We were pretty strict about that. We were also pretty strict about morality issues, such as what movies they could watch when, etc.



These are issues of the will, which needs to learn appropriate rules. Our wills want to do what feels good, which often is selfish and hurts others.



There are a lot of "oopses" that happen--kids forget to brush their teeth, they spill milk, they get tired and grouchy. Those were met with appropriate discipline (usually just cleaning up the mess and admonitions).



However, we greatly encouraged their hearts and spirits and minds. If they wanted to tell me something, I tried to put my attention on them if I could. We encouraged them to explore, to feel for others, to do kind things, to help. We encouraged them to work through problems and seek exploration of ideas. We bought what we could for their hobbies and interests and engage them often in whatever they want to talk about. We bonded as a family when my sweetie played funny songs from his playlist. We treated their opinion as valid--even asking their thoughts on painting a room color or where to live.

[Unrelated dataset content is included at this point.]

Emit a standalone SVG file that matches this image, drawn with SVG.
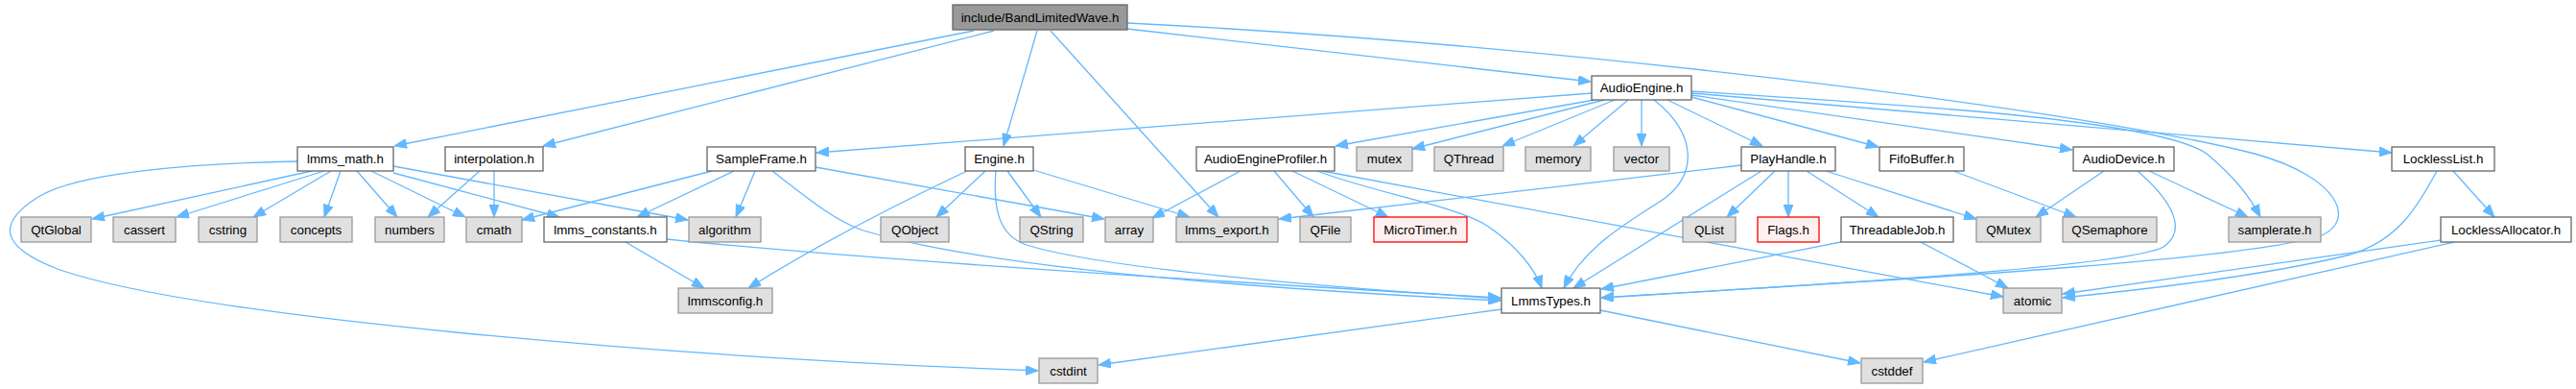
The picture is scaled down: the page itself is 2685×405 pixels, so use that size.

We delight in fun and hobbies and bonding and calmness. We pray and listen to spiritual songs and talk deep into the night. We praise their good efforts, and support when they struggle. We treated them as young citizens, responsible for the welfare of others, including the welfare of the immediate family.



Now, we are not perfect. I just gave you a montage of times we, thank the Lord, did things right by the kids. There were many times that we ...ahem, I....royally messed up.



What we have now are strong willed children whose wils have been directed, pointed, like a firehouse, into fruits of the spirit and engagement of the mind, and labor of the body, and generosity of the heart. We flubbed a lot, honestly, and we have had our days where I was convinced we were messing things up. But the kids are 19 and 16 and are "young adults" instead of "teens". I know the job is not over, but navigating childhood, particularly young childhood, is where a lot of the foundations for training begin.



So, expect, no, demand, appropriate behavior that keeps the kids from dishonesty, cruelty, or overt defiance--those bad behaviors never helped anyone. But in all other areas, be relaxed and open and engaging and excited with your children, praising and encouraging the behaviors that are wonderful.